* Begin *

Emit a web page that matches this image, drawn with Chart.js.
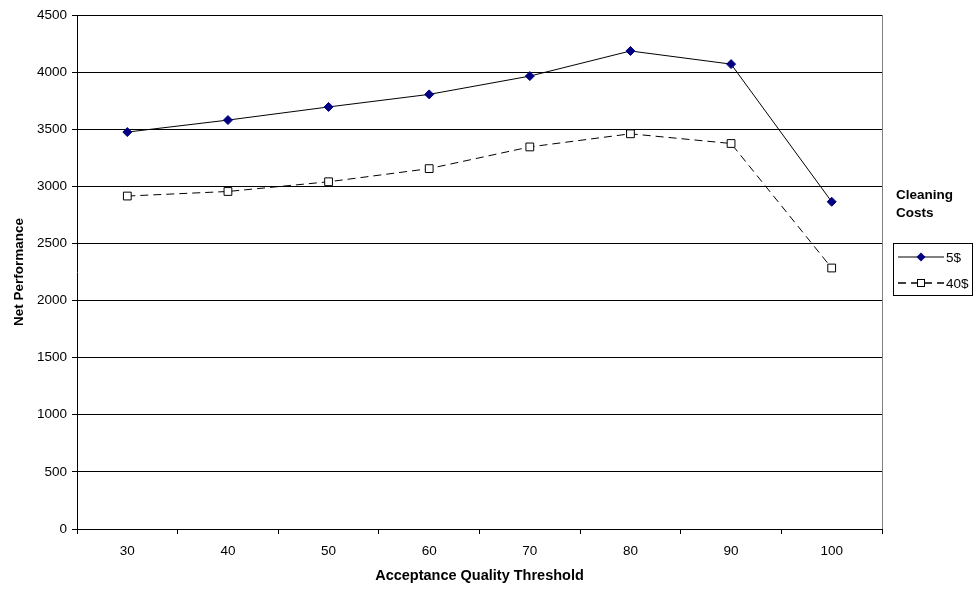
<!DOCTYPE html>
<html>
<head>
<meta charset="utf-8">
<script src="https://cdn.jsdelivr.net/npm/chart.js@4.4.1/dist/chart.umd.min.js"></script>
<style>
  body { margin: 0; background: #fff; }
  #wrap { position: relative; width: 975px; height: 590px; }
  #legendTitle { position: absolute; left: 896px; top: 186px; font: bold 13.5px "Liberation Sans", Arial, sans-serif; line-height: 18px; color: #000; }
  #legendBox { position: absolute; left: 893px; top: 243px; width: 80px; height: 53px; border: 1px solid #000; box-sizing: border-box; font: 13.5px "Liberation Sans", Arial, sans-serif; }
  .row { position: absolute; left: 4px; height: 16px; display: flex; align-items: center; }
  .row span { margin-left: 2px; }
</style>
</head>
<body>
<div id="wrap">
  <canvas id="chart" width="975" height="590"></canvas>
  <div id="legendTitle">Cleaning<br>Costs</div>
  <div id="legendBox">
    <div class="row" style="top:5px">
      <svg width="46" height="14"><line x1="0" y1="7" x2="46" y2="7" stroke="#000" stroke-width="1"/><polygon points="23,2.5 27.5,7 23,11.5 18.5,7" fill="#000080"/></svg><span>5$</span>
    </div>
    <div class="row" style="top:31px">
      <svg width="46" height="14"><line x1="0" y1="7" x2="46" y2="7" stroke="#000" stroke-width="1.3" stroke-dasharray="8,5"/><rect x="19.5" y="3.5" width="7" height="7" fill="#fff" stroke="#000"/></svg><span>40$</span>
    </div>
  </div>
</div>
<script>
// data
const thresholds = ['30', '40', '50', '60', '70', '80', '90', '100'];
const cost5 = [3475, 3580, 3695, 3805, 3965, 4185, 4070, 2865];
const cost40 = [2915, 2955, 3040, 3155, 3345, 3460, 3375, 2285];
const yTicks = [0, 500, 1000, 1500, 2000, 2500, 3000, 3500, 4000, 4500];

const fontFamily = '"Liberation Sans", Arial, sans-serif';

// right edge of the plot area
const plotBorder = {
    id: 'plotBorder',
    afterDraw(chart) {
        const a = chart.chartArea;
        const ctx = chart.ctx;
        ctx.save();
        ctx.strokeStyle = '#808080';
        ctx.lineWidth = 1;
        ctx.beginPath();
        ctx.moveTo(a.right + 0.5, a.top);
        ctx.lineTo(a.right + 0.5, a.bottom);
        ctx.stroke();
        ctx.restore();
    }
};

const ctx = document.getElementById('chart').getContext('2d');
new Chart(ctx, {
    type: 'line',
    data: {
        labels: thresholds,
        datasets: [{
            label: '5$',
            data: cost5,
            borderColor: '#000',
            borderWidth: 1,
            pointStyle: 'rectRot',
            pointRadius: 4.5,
            pointBackgroundColor: '#000080',
            pointBorderColor: '#000080',
            pointBorderWidth: 1,
            tension: 0
        }, {
            label: '40$',
            data: cost40,
            borderColor: '#000',
            borderWidth: 1,
            borderDash: [8, 5],
            pointStyle: 'rect',
            pointRadius: 5.5,
            pointBackgroundColor: '#fff',
            pointBorderColor: '#000',
            pointBorderWidth: 1,
            tension: 0
        }]
    },
    options: {
        responsive: false,
        animation: false,
        layout: { padding: { top: 15, right: 93, bottom: 0, left: 0 } },
        plugins: {
            legend: { display: false },
            tooltip: { enabled: false }
        },
        scales: {
            x: {
                offset: true,
                grid: { offset: true, drawOnChartArea: false, tickLength: 5, color: '#000' },
                border: { color: '#000', width: 1 },
                ticks: { color: '#000', font: { family: fontFamily, size: 13.5 }, padding: 9 },
                title: { display: true, text: 'Acceptance Quality Threshold', color: '#000', font: { family: fontFamily, size: 14.5, weight: 'bold' }, padding: { top: 6, bottom: 5 } },
                afterFit(scale) { scale.height = 61; }
            },
            y: {
                min: 0,
                max: 4500,
                afterBuildTicks(scale) { scale.ticks = yTicks.map(v => ({ value: v })); },
                grid: { color: '#000', tickLength: 5, lineWidth: 1 },
                border: { color: '#000', width: 1 },
                ticks: { color: '#000', font: { family: fontFamily, size: 13.5 }, padding: 5, callback: v => String(v) },
                title: { display: true, text: 'Net Performance', color: '#000', font: { family: fontFamily, size: 13.5, weight: 'bold' }, padding: { top: 11, bottom: 4 } },
                afterFit(scale) { scale.width = 77; }
            }
        }
    },
    plugins: [plotBorder]
});
</script>
</body>
</html>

* End *

Task objective: Give all the lines above again, character for character, without pictures.

Full solution:
Emit a web page that matches this image, drawn with Chart.js.
<!DOCTYPE html>
<html>
<head>
<meta charset="utf-8">
<script src="https://cdn.jsdelivr.net/npm/chart.js@4.4.1/dist/chart.umd.min.js"></script>
<style>
  body { margin: 0; background: #fff; }
  #wrap { position: relative; width: 975px; height: 590px; }
  #legendTitle { position: absolute; left: 896px; top: 186px; font: bold 13.5px "Liberation Sans", Arial, sans-serif; line-height: 18px; color: #000; }
  #legendBox { position: absolute; left: 893px; top: 243px; width: 80px; height: 53px; border: 1px solid #000; box-sizing: border-box; font: 13.5px "Liberation Sans", Arial, sans-serif; }
  .row { position: absolute; left: 4px; height: 16px; display: flex; align-items: center; }
  .row span { margin-left: 2px; }
</style>
</head>
<body>
<div id="wrap">
  <canvas id="chart" width="975" height="590"></canvas>
  <div id="legendTitle">Cleaning<br>Costs</div>
  <div id="legendBox">
    <div class="row" style="top:5px">
      <svg width="46" height="14"><line x1="0" y1="7" x2="46" y2="7" stroke="#000" stroke-width="1"/><polygon points="23,2.5 27.5,7 23,11.5 18.5,7" fill="#000080"/></svg><span>5$</span>
    </div>
    <div class="row" style="top:31px">
      <svg width="46" height="14"><line x1="0" y1="7" x2="46" y2="7" stroke="#000" stroke-width="1.3" stroke-dasharray="8,5"/><rect x="19.5" y="3.5" width="7" height="7" fill="#fff" stroke="#000"/></svg><span>40$</span>
    </div>
  </div>
</div>
<script>
// data
const thresholds = ['30', '40', '50', '60', '70', '80', '90', '100'];
const cost5 = [3475, 3580, 3695, 3805, 3965, 4185, 4070, 2865];
const cost40 = [2915, 2955, 3040, 3155, 3345, 3460, 3375, 2285];
const yTicks = [0, 500, 1000, 1500, 2000, 2500, 3000, 3500, 4000, 4500];

const fontFamily = '"Liberation Sans", Arial, sans-serif';

// right edge of the plot area
const plotBorder = {
    id: 'plotBorder',
    afterDraw(chart) {
        const a = chart.chartArea;
        const ctx = chart.ctx;
        ctx.save();
        ctx.strokeStyle = '#808080';
        ctx.lineWidth = 1;
        ctx.beginPath();
        ctx.moveTo(a.right + 0.5, a.top);
        ctx.lineTo(a.right + 0.5, a.bottom);
        ctx.stroke();
        ctx.restore();
    }
};

const ctx = document.getElementById('chart').getContext('2d');
new Chart(ctx, {
    type: 'line',
    data: {
        labels: thresholds,
        datasets: [{
            label: '5$',
            data: cost5,
            borderColor: '#000',
            borderWidth: 1,
            pointStyle: 'rectRot',
            pointRadius: 4.5,
            pointBackgroundColor: '#000080',
            pointBorderColor: '#000080',
            pointBorderWidth: 1,
            tension: 0
        }, {
            label: '40$',
            data: cost40,
            borderColor: '#000',
            borderWidth: 1,
            borderDash: [8, 5],
            pointStyle: 'rect',
            pointRadius: 5.5,
            pointBackgroundColor: '#fff',
            pointBorderColor: '#000',
            pointBorderWidth: 1,
            tension: 0
        }]
    },
    options: {
        responsive: false,
        animation: false,
        layout: { padding: { top: 15, right: 93, bottom: 0, left: 0 } },
        plugins: {
            legend: { display: false },
            tooltip: { enabled: false }
        },
        scales: {
            x: {
                offset: true,
                grid: { offset: true, drawOnChartArea: false, tickLength: 5, color: '#000' },
                border: { color: '#000', width: 1 },
                ticks: { color: '#000', font: { family: fontFamily, size: 13.5 }, padding: 9 },
                title: { display: true, text: 'Acceptance Quality Threshold', color: '#000', font: { family: fontFamily, size: 14.5, weight: 'bold' }, padding: { top: 6, bottom: 5 } },
                afterFit(scale) { scale.height = 61; }
            },
            y: {
                min: 0,
                max: 4500,
                afterBuildTicks(scale) { scale.ticks = yTicks.map(v => ({ value: v })); },
                grid: { color: '#000', tickLength: 5, lineWidth: 1 },
                border: { color: '#000', width: 1 },
                ticks: { color: '#000', font: { family: fontFamily, size: 13.5 }, padding: 5, callback: v => String(v) },
                title: { display: true, text: 'Net Performance', color: '#000', font: { family: fontFamily, size: 13.5, weight: 'bold' }, padding: { top: 11, bottom: 4 } },
                afterFit(scale) { scale.width = 77; }
            }
        }
    },
    plugins: [plotBorder]
});
</script>
</body>
</html>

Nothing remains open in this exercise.